Sometimes the reason systems like this come into being is quieter than the announcements; it is the slow accumulation of small inconveniences that never made it into a roadmap. After watching a few generations of crypto projects and machine systems rub up against each other, what becomes clear is that people build coordination layers not because they fancy a new ledger, but because there is a persistent, practical friction devices that need identities, pieces of work that need verifiable receipts, and operators who need a way to allocate scarce attention without getting tangled in bespoke integrations. That observation has the shape of a daily routine rather than a thesis: you see one robot fail to bill, another wait idly for permissions, and a dozen integrations patched together with tape and bespoke scripts. Over time the collection of little fixes looks like a clear problem statement, and someone eventually builds a general layer to stop the same small failures from repeating in different corners of the ecosystem.
What I notice about how such a protocol actually behaves in real conditions is that its design choices show up as habits more than features. When a coordination layer insists on verifiability and on-chain anchors for actions, that insistence slowly makes workflows conservative: operators begin to prefer reproducible steps, they instrument their devices to provide the same kinds of receipts, and they schedule maintenance around the cadence the chain accepts. That steadiness can be useful because it reduces ad-hoc improvisation; it also means that the system rewards predictability. I have seen teams push for changes in orchestration only to find that the network’s structural constraints the need for signed attestations, the cost of on-chain storage, the cadence of state finality reroute ingenuity into well-understood patterns. You can watch a field of competing practices collapse into a couple of standard ones simply because the protocol makes those paths cheaper and more reliable to follow.
Watching the ecosystem signals and the public traces gives a different kind of clarity than reading spec documents. The stewardship by the Fabric Foundation and the appearance of token mechanics and coordination tools has been visible through official posts and the token registration events tied to network initialization; those are not prophecies but facts you can point at when assessing how people are actually participating. The codebases and API fragments on public repositories show where the pragmatic corners are the adapters, the bindings, the example services that people are running in early deployments. Those artifacts are useful because they reveal what practitioners chose to build first, and where they feel the clearest operational need.
There is also, naturally, an attention paid to security and to the mechanics of trust. Publicly available security reviews and audit listings serve the simple but necessary role of letting practitioners triage risk quickly; if a contract or a set of bindings has an audit record, teams will route certain classes of interactions through it, while other, unreviewed code remains in staging or in isolated settings. That dynamic is not glamorous it is decisions about what to run in production and what to subject to human oversight but it is where a system earns its steady usefulness. Observing those choices across teams gives you an evidence-based sense of which components are treated as dependable and which are still experimental.
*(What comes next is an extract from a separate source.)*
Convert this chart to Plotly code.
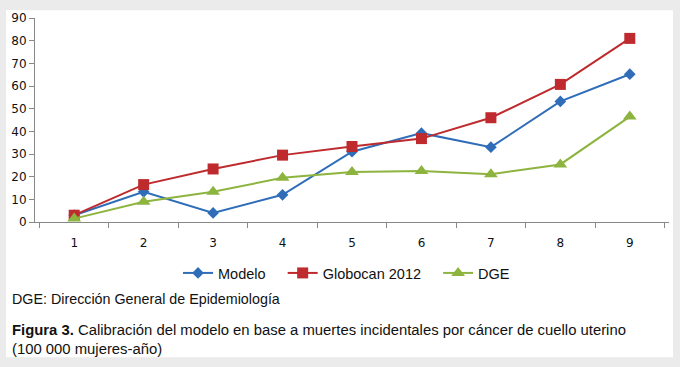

There are trade-offs that become apparent only after you watch the pattern repeat. Immutability and verifiability make replay and audit straightforward, but they also make change slower and require greater upfront discipline; tokenized coordination can align incentives for some participants while raising access questions for others; standardized interfaces reduce integration costs for the majority and can inadvertently ossify solutions that later need to bend to edge cases. I mention these not to argue, but because they are the everyday tensions teams solve around the whiteboard and in the logs: balancing speed with traceability, openness with governance, and composability with the pragmatic need to harden a small surface area first.
I do not try to predict how any of this will turn out. My note is narrower and simpler systems that last tend to be those whose design choices create useful rhythms people can rely on, and whose public traces let others learn what is considered safe to run. Looking back after a stretch of observing deployments, the most telling evidence is rarely the marketing copy but the quiet operational habits: what gets automated, what still needs a human, and how teams adapt their processes to the constraints the layer imposes.